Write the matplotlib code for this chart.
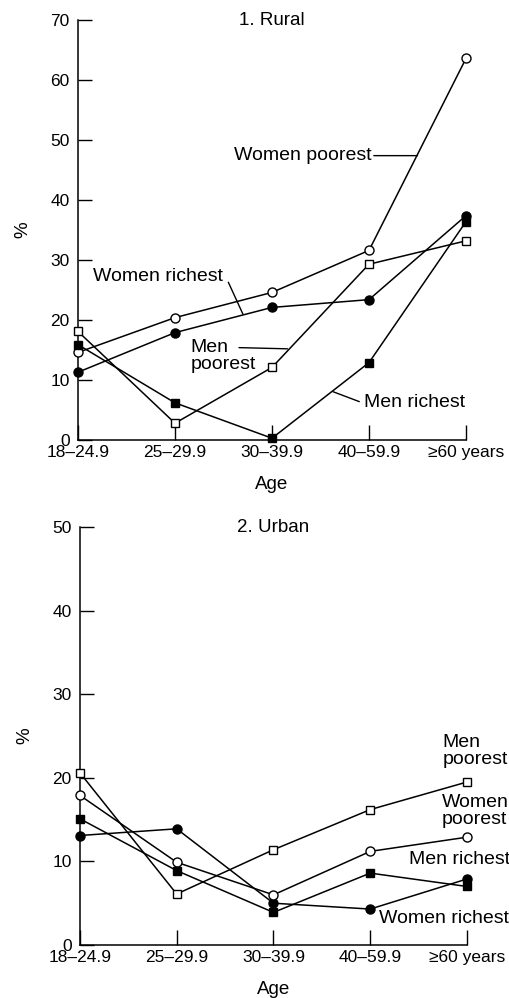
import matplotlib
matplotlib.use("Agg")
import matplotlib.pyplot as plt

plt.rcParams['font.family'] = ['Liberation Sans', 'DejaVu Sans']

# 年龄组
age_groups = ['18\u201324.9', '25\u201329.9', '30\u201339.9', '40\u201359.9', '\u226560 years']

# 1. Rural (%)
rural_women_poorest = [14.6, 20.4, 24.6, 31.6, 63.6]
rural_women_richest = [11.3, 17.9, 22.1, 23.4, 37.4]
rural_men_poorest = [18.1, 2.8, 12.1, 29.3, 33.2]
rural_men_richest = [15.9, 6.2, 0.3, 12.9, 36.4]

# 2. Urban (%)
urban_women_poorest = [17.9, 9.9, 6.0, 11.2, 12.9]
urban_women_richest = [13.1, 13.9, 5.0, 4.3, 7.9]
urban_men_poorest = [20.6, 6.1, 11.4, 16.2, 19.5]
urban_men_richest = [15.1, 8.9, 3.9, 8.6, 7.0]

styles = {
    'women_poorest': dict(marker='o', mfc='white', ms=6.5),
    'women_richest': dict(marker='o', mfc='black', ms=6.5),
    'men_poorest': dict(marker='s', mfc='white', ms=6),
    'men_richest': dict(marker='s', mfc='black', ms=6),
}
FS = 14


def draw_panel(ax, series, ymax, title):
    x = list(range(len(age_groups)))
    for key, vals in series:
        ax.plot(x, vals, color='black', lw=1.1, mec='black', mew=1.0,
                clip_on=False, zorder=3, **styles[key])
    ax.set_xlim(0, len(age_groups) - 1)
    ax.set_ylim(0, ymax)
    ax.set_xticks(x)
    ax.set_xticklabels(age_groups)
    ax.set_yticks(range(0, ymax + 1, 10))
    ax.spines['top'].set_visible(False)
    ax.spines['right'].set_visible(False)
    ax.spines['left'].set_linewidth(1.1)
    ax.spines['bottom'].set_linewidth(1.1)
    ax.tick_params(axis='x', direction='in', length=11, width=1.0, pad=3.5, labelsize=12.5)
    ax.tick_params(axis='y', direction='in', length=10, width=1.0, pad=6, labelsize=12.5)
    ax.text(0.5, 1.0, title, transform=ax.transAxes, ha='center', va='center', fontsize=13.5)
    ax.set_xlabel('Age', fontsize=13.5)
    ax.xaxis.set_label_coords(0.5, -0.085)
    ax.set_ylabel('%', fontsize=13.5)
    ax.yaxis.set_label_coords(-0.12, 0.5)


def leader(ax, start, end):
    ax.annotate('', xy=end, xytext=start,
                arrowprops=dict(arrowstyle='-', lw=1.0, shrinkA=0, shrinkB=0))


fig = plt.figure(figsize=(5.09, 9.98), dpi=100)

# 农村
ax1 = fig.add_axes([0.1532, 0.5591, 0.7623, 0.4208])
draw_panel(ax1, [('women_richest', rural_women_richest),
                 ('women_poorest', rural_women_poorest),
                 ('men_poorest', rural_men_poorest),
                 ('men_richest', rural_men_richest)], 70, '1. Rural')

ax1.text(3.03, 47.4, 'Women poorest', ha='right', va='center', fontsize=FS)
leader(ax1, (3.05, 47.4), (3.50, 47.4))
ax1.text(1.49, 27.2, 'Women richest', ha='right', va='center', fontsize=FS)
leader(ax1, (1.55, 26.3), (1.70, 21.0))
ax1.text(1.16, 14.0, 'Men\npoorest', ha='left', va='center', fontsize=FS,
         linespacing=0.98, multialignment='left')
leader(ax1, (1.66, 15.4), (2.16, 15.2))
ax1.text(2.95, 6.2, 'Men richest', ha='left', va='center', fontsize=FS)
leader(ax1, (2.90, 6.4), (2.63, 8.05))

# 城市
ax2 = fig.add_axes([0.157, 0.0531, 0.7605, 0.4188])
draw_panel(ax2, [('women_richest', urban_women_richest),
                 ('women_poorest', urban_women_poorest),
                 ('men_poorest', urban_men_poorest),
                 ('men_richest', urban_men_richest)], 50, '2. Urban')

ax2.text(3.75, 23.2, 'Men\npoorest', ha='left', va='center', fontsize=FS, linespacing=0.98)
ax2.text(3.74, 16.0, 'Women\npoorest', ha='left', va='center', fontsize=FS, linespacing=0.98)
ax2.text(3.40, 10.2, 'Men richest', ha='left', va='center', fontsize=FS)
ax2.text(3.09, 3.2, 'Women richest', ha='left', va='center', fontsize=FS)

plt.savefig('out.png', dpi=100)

= Written task =
From the listing above, return each line with the word "matplotlib".

= The output =
Write the matplotlib code for this chart.
import matplotlib
matplotlib.use("Agg")
import matplotlib.pyplot as plt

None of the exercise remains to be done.